Saturday, May 4, 2013

Tom knapp dies

Tom knapp dies, Tom Knapp, an exhibition shotgun virtuoso who broke world records by picking off flocks of airborne clay targets with the flair of a western movie hero and dazzled crowds with his effortless precision shattering of golf balls, radishes, aspirin and other flying targets, died on April 26 in Rochester, Minn. He was 62.

The cause was pulmonary fibrosis, his wife, Colleen, said.

Mr. Knapp, who was familiar to viewers of “Sharpshooters” on the History Channel and “Shooting Stars” on Discovery, mastered many kinds of long guns but was known mainly for his bravura with a pump-action 12-gauge shotgun.

A highlight videotape from 2007 (seen by more than three million viewers on YouTube) shows him firing his pump-action weapon from the hip, from behind his back and from over his head, each time hitting his airborne targets. In one scene, he hurls his shotgun into the air, flings a clay target skyward behind him, pivots, catches his gun and fires, leaving an orange puff of dust where the plummeting target had been.

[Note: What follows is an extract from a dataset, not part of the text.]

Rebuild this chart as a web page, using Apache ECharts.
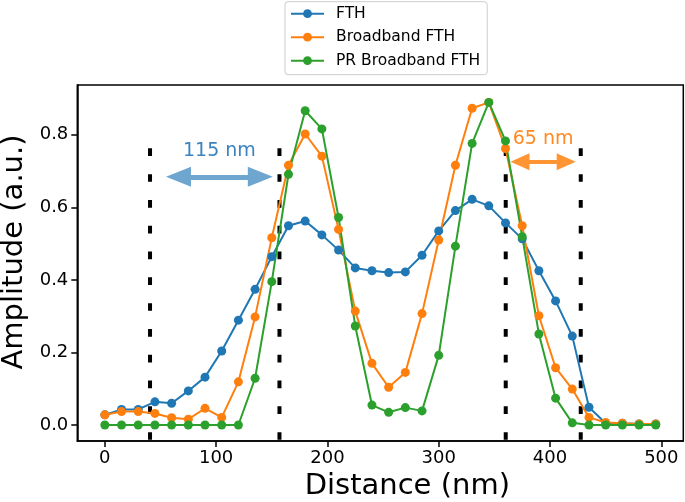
<!DOCTYPE html>
<html>
<head>
<meta charset="utf-8">
<script src="https://cdn.jsdelivr.net/npm/echarts@6/dist/echarts.min.js"></script>
<style>
  html, body { margin: 0; padding: 0; background: #fff; }
  #chart { width: 685px; height: 502px; }
</style>
</head>
<body>
<div id="chart"></div>
<script>
// distance along the profile (nm)
const distance = [0, 15, 30, 45, 60, 75, 90, 105, 120, 135, 150, 165, 180, 195, 210, 225, 240,
  255, 270, 285, 300, 315, 330, 345, 360, 375, 390, 405, 420, 435, 450, 465, 480, 495];
const fth = [0.028, 0.043, 0.043, 0.064, 0.060, 0.094, 0.132, 0.204, 0.289, 0.374, 0.464, 0.549,
  0.562, 0.524, 0.482, 0.433, 0.425, 0.420, 0.422, 0.468, 0.535, 0.591, 0.622, 0.604, 0.557,
  0.513, 0.425, 0.342, 0.245, 0.049, 0.005, 0.005, 0.003, 0.003];
const broadband = [0.028, 0.037, 0.037, 0.032, 0.020, 0.016, 0.046, 0.021, 0.119, 0.298, 0.516,
  0.716, 0.802, 0.741, 0.539, 0.314, 0.170, 0.104, 0.145, 0.307, 0.510, 0.716, 0.873, 0.889,
  0.762, 0.549, 0.301, 0.158, 0.099, 0.021, 0.007, 0.005, 0.003, 0.003];
const prBroadband = [0, 0, 0, 0, 0, 0, 0, 0, 0, 0.129, 0.395, 0.691, 0.866, 0.816, 0.572, 0.273,
  0.055, 0.035, 0.048, 0.039, 0.192, 0.493, 0.776, 0.889, 0.783, 0.519, 0.251, 0.074, 0.006,
  0, 0, 0, 0, 0];

const xTicks = [0, 100, 200, 300, 400, 500];
const yTicks = [0, 0.2, 0.4, 0.6, 0.8];

// vertical guide lines (nm) and their vertical extent
const guides = [40.6, 156.9, 360.2, 427.6];
const guideSpan = [0.7625, -0.041];
// width annotations: [from, to, height]
const arrow115 = [66.2, 139.7, 0.684];
const arrow65 = [373.0, 414.5, 0.7255];

const font = "DejaVu Sans";
const chart = echarts.init(document.getElementById("chart"));

function pairs(xs, ys) {
  return xs.map((x, i) => [x, ys[i]]);
}

const guideSeries = guides.map((g) => ({
  type: "line",
  name: "guide",
  data: [[g, guideSpan[0]], [g, guideSpan[1]]],
  symbol: "none",
  silent: true,
  lineStyle: { color: "#000", width: 4, type: [7.7, 18.1], cap: "butt" },
}));

function arrowSeries(a, color, textColor, text, head, width, dist) {
  return {
    type: "line",
    name: "arrow",
    data: [],
    silent: true,
    markLine: {
      silent: true,
      symbol: ["triangle", "triangle"],
      symbolSize: head,
      lineStyle: { color: color, width: width, type: "solid" },
      itemStyle: { color: color },
      label: {
        show: true,
        position: "middle",
        distance: dist,
        formatter: text,
        color: textColor,
        fontSize: 19,
        fontFamily: font,
      },
      emphasis: { disabled: true },
      data: [[{ coord: [a[0], a[2]] }, { coord: [a[1], a[2]] }]],
    },
  };
}

chart.setOption({
  animation: false,
  backgroundColor: "#fff",
  grid: {
    left: 77.3,
    right: 1.7,
    top: 85,
    bottom: 61,
    containLabel: false,
    outerBoundsMode: "none",
    show: true,
    borderColor: "#000",
    borderWidth: 1.5,
  },
  legend: {
    data: ["FTH", "Broadband FTH", "PR Broadband FTH"],
    orient: "vertical",
    left: 285,
    top: 1.7,
    itemWidth: 33,
    itemHeight: 11,
    itemGap: 5.5,
    padding: [3, 7, 5, 5],
    borderColor: "#cccccc",
    borderWidth: 1,
    borderRadius: 3,
    backgroundColor: "rgba(255,255,255,0.8)",
    textStyle: {
      fontFamily: font,
      fontSize: 15.5,
      lineHeight: 18,
      color: "#000",
      padding: [0, 0, 0, 7],
    },
  },
  xAxis: {
    type: "value",
    min: -24.75,
    max: 519.75,
    name: "Distance (nm)",
    nameLocation: "middle",
    nameGap: 25,
    nameTextStyle: { fontFamily: font, fontSize: 29, color: "#000", padding: [0, 0, 0, 54] },
    axisLine: { show: true, onZero: false, lineStyle: { color: "#000", width: 1.5 } },
    axisTick: { show: true, inside: false, length: 6, customValues: xTicks,
      lineStyle: { color: "#000", width: 1.5 } },
    axisLabel: { customValues: xTicks, margin: 8, fontFamily: font, fontSize: 18, color: "#000" },
    splitLine: { show: false },
  },
  yAxis: {
    type: "value",
    min: -0.044,
    max: 0.937,
    name: "Amplitude (a.u.)",
    nameLocation: "middle",
    nameGap: 47,
    nameTextStyle: { fontFamily: font, fontSize: 29, color: "#000", padding: [0, 0, 0, 22] },
    axisLine: { show: true, onZero: false, lineStyle: { color: "#000", width: 1.5 } },
    axisTick: { show: true, inside: false, length: 6, customValues: yTicks,
      lineStyle: { color: "#000", width: 1.5 } },
    axisLabel: { customValues: yTicks, margin: 9, fontFamily: font, fontSize: 18, color: "#000",
      formatter: (v) => v.toFixed(1) },
    splitLine: { show: false },
  },
  series: [
    ...guideSeries,
    {
      name: "FTH",
      type: "line",
      data: pairs(distance, fth),
      symbol: "circle",
      symbolSize: 9,
      color: "#1f77b4",
      lineStyle: { width: 2 },
    },
    {
      name: "Broadband FTH",
      type: "line",
      data: pairs(distance, broadband),
      symbol: "circle",
      symbolSize: 9,
      color: "#ff7f0e",
      lineStyle: { width: 2 },
    },
    {
      name: "PR Broadband FTH",
      type: "line",
      data: pairs(distance, prBroadband),
      symbol: "circle",
      symbolSize: 9,
      color: "#2ca02c",
      lineStyle: { width: 2 },
    },
    arrowSeries(arrow115, "#6fa6d0", "#3b84c0", "115 nm", [20, 25], 5, 16),
    arrowSeries(arrow65, "#ff9433", "#ff8a24", "65 nm", [17, 19], 4, 13.3),
  ],
});
</script>
</body>
</html>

From 1993 to 2004, Mr. Knapp made and broke his own records for the number of hand-thrown clay targets struck in a single round and for speed in doing so. His last record — 10 airborne targets hit (or “dusted,” in shooting-speak) in 2.2 seconds, each struck with a separate round — was set at an exhibition in Murfreesboro, Tenn., on Oct. 10, 2004.

Mr. Knapp, whose exhibitions were sponsored by firearms manufacturers, was widely considered one of the most accomplished heirs to an American tradition defined in Buffalo Bill’s Wild West shows by Annie Oakley and A. H. Bogardus. Mr. Knapp said he had been inspired by trick shooters of the next generation, most notably Herb Parsons, a showman who toured the country from the 1930s through the ’50s and often worked in Hollywood as a trick-shot stand-in for stars like Jimmy Stewart in “Winchester ’73” (1950), which involves a shooting contest.

“Parsons was probably the greatest of the modern era — and in my book, after him, Tom Knapp comes a very close second,” said Warren Newman, curator at the Buffalo Bill Historical Center in Cody, Wyo., a site of trick-shooting exhibitions. “What these two fellows did was always so much more than just shooting.”

He added: “What they did was amaze people, put on a real show. They were outstanding professionals.”

Thomas Knapp was born on Sept. 30, 1950, in Maple Plain, Minn., the youngest of five children of Howard and Virginia Knapp. His father gave him his first gun, a Daisy Red Ryder BB gun, when he was 9. At 10, he saw a televised performance by Mr. Parsons, who was famous for snap-shooting tricks like tossing three marbles into the air and shattering them with three shots. It set the direction of his life.

“From that day on,” he told Field and Stream magazine in 2007, “I dreamed about making a living with a shotgun.”

Serving as sponsors, gun and ammunition manufacturers like Winchester Olin, Federal Cartridge, Benelli USA and CZ-USA made it possible in the early ’90s for Mr. Knapp to leave his job with the Hennepin County, Minn., parks department after 25 years and tour full time.

Besides his wife, his survivors include two stepchildren, Christopher and Alison; four stepgrandchildren; and a brother, John.

Colleen Knapp said that before becoming ill, her husband performed steadily for almost 20 years, appearing for audiences in the United States and Europe. He inserted safety messages in the patter between tricks, she said, especially if children were in the audience.

“Do not try this; I am a trained professional,” Mr. Knapp said at one exhibition; he then tossed tomatoes and lettuce and blasted them out of the air. Next came a parade of targets of diminishing size — radishes, marbles, chalk cubes — ending with one of his trademark stunt targets, an aspirin.

“I been thinking about this aspirin here for a little while,” he said, holding it up between thumb and forefinger and shaking his head with practiced humbleness. “No guarantees,” he said, flinging it toward the sun.

He missed on the first shot. The second shot left a tiny cloud in the air, like dandelion fluff.